In theory, this is a great opportunity to get a free read! Watching the other player’s putt gives you a chance to assess the pace and slope of the green before your own putt.

But, can you stand behind someone putting to learn from their putt?

In this article, you’ll learn if you’re allowed to stand behind an opponent to read the line of their putt. Also, I’ll share the rule about caddies standing behind the putting line.

Ready? Let’s go!

Can You Stand Behind Someone Putting?

Yes, you can stand behind someone putting. It’s within the rules to stand behind an opponent to learn from how their putt breaks. However, in tournament golf, caddies are not allowed to stand behind their player in the putting stance. It’s up to the player to make the putt.

can you stand behind an opponent putting

Can You Stand Behind an Opponent Putting?

Yes, you can stand behind an opponent putting. While it might seem controversial, you are within your rights to read the line of their putt before taking your own putt.

In effect, it’s the reward you get for hitting your approach shot closer to the pin than your opponent! They make their putt first, giving you a bonus read.

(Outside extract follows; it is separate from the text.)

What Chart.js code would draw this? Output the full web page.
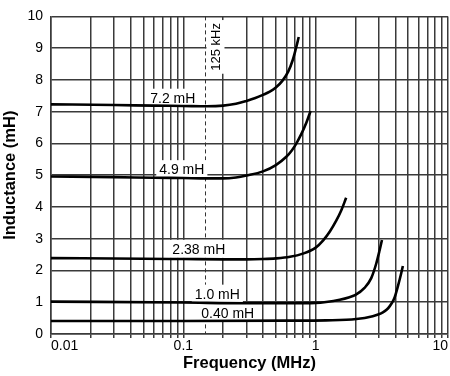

Steve Carroll at National Club Golfer states that: “though it might feel wrong, there is nothing in the Rules to stop a fellow competitor, or opponent, standing wherever they like – even if that means they’re behind you tracking the exact line of your putt.”

Nevertheless, it’s important to be aware of USGA Rule 1.2a. This pertains to a player’s conduct and expects them to “play in the spirit of the game.” An example of this rule being broken would be distracting an opponent by standing too close to them.

Essentially, use your own judgment to stand a comfortable distance away from the other player. As long as you aren’t distracting the opponent in doing so, it’s within the rules to analyze their putt by standing behind their putting line.

where to stand when someone is putting

Where to Stand When Someone Is Putting?

So, we’ve established that it’s within the rules of golf to stand behind an opponent to get a bonus read. But where exactly should you stand?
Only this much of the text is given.